I start getting ready sometimes a month before. 
I'm never more happy than when I hit the door.
I wish I lived at the huntin camp!
I wish I could, but I know I can't.
From setting up to tearin down,
A bad attitude is never to be found.
You listen to the stories and let you buddies bend your ear,
And sit around the fire while drinking an ice cold beer.
I don't want cell phone, T.V.'s or worries around.
All of those things can sometimes get me down.
I come out here to get away from it all.
To shoot some deer, drink some beer and generally have a ball.
I sit around the campfire and look up at the stars,
The cooler sittin next to me is always my favorite bar.
I drink and I fart and no one seems to bitch,
The general rule here is "I'm gonna scratch it if it itched".
We eat from a cornucopia of culinary cuisine. 
Chilli and deer sausage, you guys know what I mean.


----------



## dbhost (Jul 20, 2009)

Mmmmm venison back strap rubbed with my special blend and slow smoked over pecan / mesquite…

I am a meat hunter, you won't find any dead animal heads around my place… I was raised to believe unless it is going on the plate, don't shoot it.

I hunt Deer, Waterfowl, Turkeys, and wild pigs.

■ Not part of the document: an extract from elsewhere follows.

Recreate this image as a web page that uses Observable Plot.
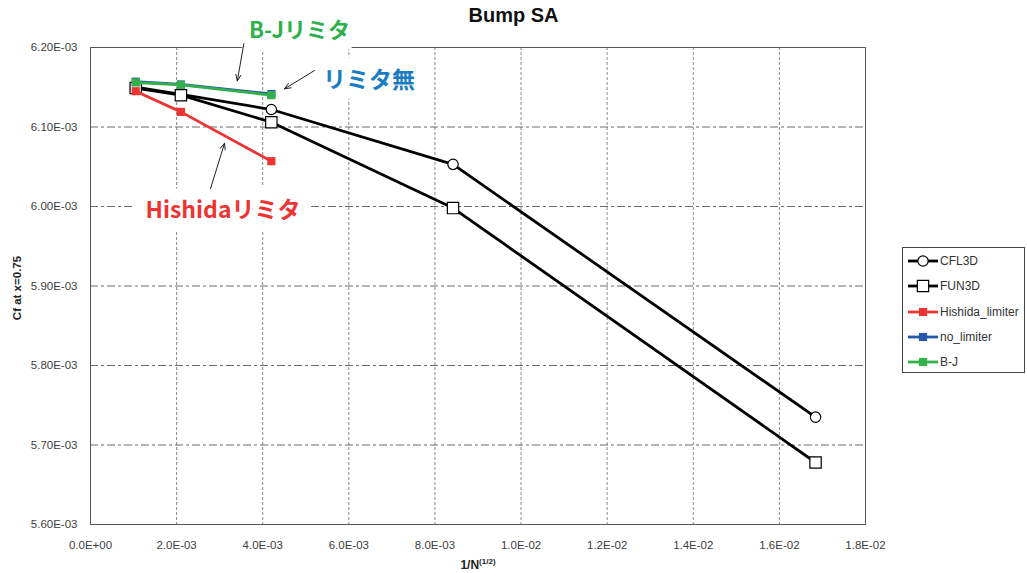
<!DOCTYPE html>
<html>
<head>
<meta charset="utf-8">
<script src="https://cdn.jsdelivr.net/npm/d3@7"></script>
<script src="https://cdn.jsdelivr.net/npm/@observablehq/plot@0.6"></script>
<style>
  html, body { margin: 0; padding: 0; background: white; }
  #wrap { position: relative; width: 1027px; height: 573px; overflow: hidden; font-family: "Liberation Sans", sans-serif; }
  #title { position: absolute; left: 0; width: 1027px; top: 4px; text-align: center; font: bold 20px "Liberation Sans", sans-serif; color: #111; }
  #xlabel { position: absolute; left: 478px; top: 564px; transform: translate(-50%, -50%); font: bold 12px "Liberation Sans", sans-serif; color: #222; white-space: nowrap; }
  #xlabel sup { font-size: 8px; }
  #ylabel { position: absolute; left: 17px; top: 288px; transform: translate(-50%, -50%) rotate(-90deg); font: bold 11.5px "Liberation Sans", sans-serif; color: #222; white-space: nowrap; }
  #legend { position: absolute; left: 902px; top: 247px; width: 123px; height: 126px; border: 1px solid #444; background: white; box-sizing: border-box; }
  .item { position: absolute; left: 4px; height: 14px; display: flex; align-items: center; font: 12px "Liberation Sans", sans-serif; color: #333; white-space: nowrap; }
  .item svg { margin-right: 1px; }
</style>
</head>
<body>
<div id="wrap">
  <div id="chart"></div>
  <div id="title">Bump SA</div>
  <div id="xlabel">1/N<sup>(1/2)</sup></div>
  <div id="ylabel">Cf at x=0.75</div>
  <div id="legend"></div>
</div>
<script>
// ---- data ----
const seriesNames = ["CFL3D", "FUN3D", "Hishida_limiter", "no_limiter", "B-J"];
const xN = [1.05e-3, 2.1e-3, 4.2e-3, 8.42e-3, 1.684e-2];
const cfl3d = [6.150e-3, 6.141e-3, 6.122e-3, 6.053e-3, 5.735e-3];
const fun3d = [6.149e-3, 6.140e-3, 6.106e-3, 5.998e-3, 5.678e-3];
const hishida = [6.145e-3, 6.119e-3, 6.057e-3];
const noLimiter = [6.157e-3, 6.1535e-3, 6.1415e-3];
const bj = [6.156e-3, 6.153e-3, 6.140e-3];
const xTicks = [0, 2e-3, 4e-3, 6e-3, 8e-3, 1.0e-2, 1.2e-2, 1.4e-2, 1.6e-2, 1.8e-2];
const yTicks = [5.60e-3, 5.70e-3, 5.80e-3, 5.90e-3, 6.00e-3, 6.10e-3, 6.20e-3];
const annotations = [
  {label: "B-Jリミタ", x: 4.855e-3, y: 6.2214e-3, color: "#2fb04c", size: 22},
  {label: "リミタ無", x: 6.469e-3, y: 6.1585e-3, color: "#1a7cc2", size: 23},
  {label: "Hishidaリミタ", x: 3.078e-3, y: 5.9943e-3, color: "#ee3333", size: 23}
];
const arrows = [
  {x1: 3.561e-3, y1: 6.2047e-3, x2: 3.410e-3, y2: 6.1579e-3},
  {x1: 5.203e-3, y1: 6.1711e-3, x2: 4.506e-3, y2: 6.1480e-3},
  {x1: 2.787e-3, y1: 6.0223e-3, x2: 3.113e-3, y2: 6.0796e-3}
];

// ---- styles per series ----
const styles = {
  "CFL3D": {stroke: "#000", symbol: "circle", fill: "white", r: 5.2, mstroke: "#000", width: 2.8},
  "FUN3D": {stroke: "#000", symbol: "square", fill: "white", r: 6.4, mstroke: "#000", width: 2.8},
  "Hishida_limiter": {stroke: "#ee3333", symbol: "square", fill: "#ee3333", r: 4.6, mstroke: "none", width: 2.8},
  "no_limiter": {stroke: "#2457ae", symbol: "square", fill: "#2457ae", r: 4.6, mstroke: "none", width: 2.8},
  "B-J": {stroke: "#33b04b", symbol: "square", fill: "#33b04b", r: 4.6, mstroke: "none", width: 2.8}
};
const values = [cfl3d, fun3d, hishida, noLimiter, bj];
const rows = [];
seriesNames.forEach((s, i) => values[i].forEach((v, j) => rows.push({series: s, x: xN[j], y: v})));

function excelExp(v, digits) {
  if (v === 0) return (0).toFixed(digits) + "E+00";
  let e = Math.floor(Math.log10(Math.abs(v)) + 1e-9);
  let m = v / Math.pow(10, e);
  if (Math.abs(+m.toFixed(digits)) >= 10) { e += 1; m = v / Math.pow(10, e); }
  return m.toFixed(digits) + "E" + (e < 0 ? "-" : "+") + String(Math.abs(e)).padStart(2, "0");
}

const marks = [
  Plot.ruleX(xTicks.slice(1, -1), {stroke: "#8a8a8a", strokeDasharray: "3,2", strokeWidth: 1}),
  Plot.ruleY(yTicks.slice(1, -1), {stroke: "#6a6a6a", strokeDasharray: "8,3,3,3", strokeWidth: 1}),
  Plot.frame({stroke: "#555"})
];
annotations.forEach(a => {
  marks.push(Plot.text([a], {x: "x", y: "y", text: "label", fill: a.color, stroke: "white", strokeWidth: 26,
    strokeLinejoin: "round", fontSize: a.size, fontWeight: "bold", fontFamily: "Noto Sans CJK JP"}));
});
marks.push(Plot.arrow(arrows, {x1: "x1", y1: "y1", x2: "x2", y2: "y2", stroke: "#222", strokeWidth: 1, headLength: 10, headAngle: 45}));
seriesNames.forEach(s => {
  const st = styles[s];
  const d = rows.filter(r => r.series === s);
  marks.push(Plot.line(d, {x: "x", y: "y", stroke: st.stroke, strokeWidth: st.width}));
  marks.push(Plot.dot(d, {x: "x", y: "y", symbol: st.symbol, r: st.r, fill: st.fill, stroke: st.mstroke, strokeWidth: 1.2}));
});
marks.push(Plot.axisX(xTicks, {tickSize: 0, tickPadding: 16, tickFormat: d => excelExp(d, 1), label: null}));
marks.push(Plot.axisY(yTicks, {tickSize: 0, tickPadding: 13, tickFormat: d => excelExp(d, 2), label: null}));

const chart = Plot.plot({
  width: 1027,
  height: 573,
  marginLeft: 90,
  marginRight: 162,
  marginTop: 47,
  marginBottom: 49,
  x: {domain: [0, 0.018]},
  y: {domain: [5.6e-3, 6.2e-3]},
  style: {fontFamily: "Liberation Sans, sans-serif", fontSize: "11.5px", color: "#404040", background: "white"},
  marks
});
document.getElementById("chart").appendChild(chart);

// ---- legend ----
const legend = d3.select("#legend");
seriesNames.forEach((s, i) => {
  const st = styles[s];
  const item = legend.append("div").attr("class", "item").style("top", (6 + i * 25.3) + "px");
  const svg = item.append("svg").attr("width", 32).attr("height", 14);
  svg.append("line").attr("x1", 1).attr("x2", 31).attr("y1", 7).attr("y2", 7).attr("stroke", st.stroke).attr("stroke-width", 2.8);
  const sym = st.symbol === "circle" ? d3.symbolCircle : d3.symbolSquare;
  svg.append("path").attr("transform", "translate(16,7)")
    .attr("d", d3.symbol(sym, Math.PI * st.r * st.r)())
    .attr("fill", st.fill).attr("stroke", st.mstroke).attr("stroke-width", 1.2);
  item.append("span").text(s);
});
</script>
</body>
</html>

I don't honestly like wild pig, but there is a hunter donation program / pantry that I donate them to.

I have hunted rabbit, and squirrel before. Not doing those again… Nasty.

I love my shop and time in the shop, but I prefer rolling out of my cot on a nice cold morning, making coffee on the Coleman stove, then hiking out and climbing up into the deer blind before the deer are awake. Even if I don't get a single buck, I got what I went for…


----------



## Cozmo35 (Feb 1, 2010)

Well, the countdown continues,...! *Only 86 more days before opening day and I CAN'T WAIT!!! *I look forward to this all year and this year is no different! *COME ON OCTOBER 30TH!!!!*


----------



## davch00 (Jan 10, 2009)

Bow season opens Sept. 15 here in missouri.


----------



## FordMike (Nov 23, 2008)

Sept 18th is opening of Blacktail season in Trinity County Ca, and November 15 is Idaho Whitetail, I'm so daydreaming.


----------



## hObOmOnk (Feb 6, 2007)

White-tail Archery (Bow & Crossbow w/permit) starts Sept. 4 in Kentucky.


----------



## BertFlores58 (May 26, 2010)

ENJOY YOURSEVES. Don't forget the horns .. they can be a good material for hornworks like bladehandles… When your come back … you can start hornjocks.. LOL.


----------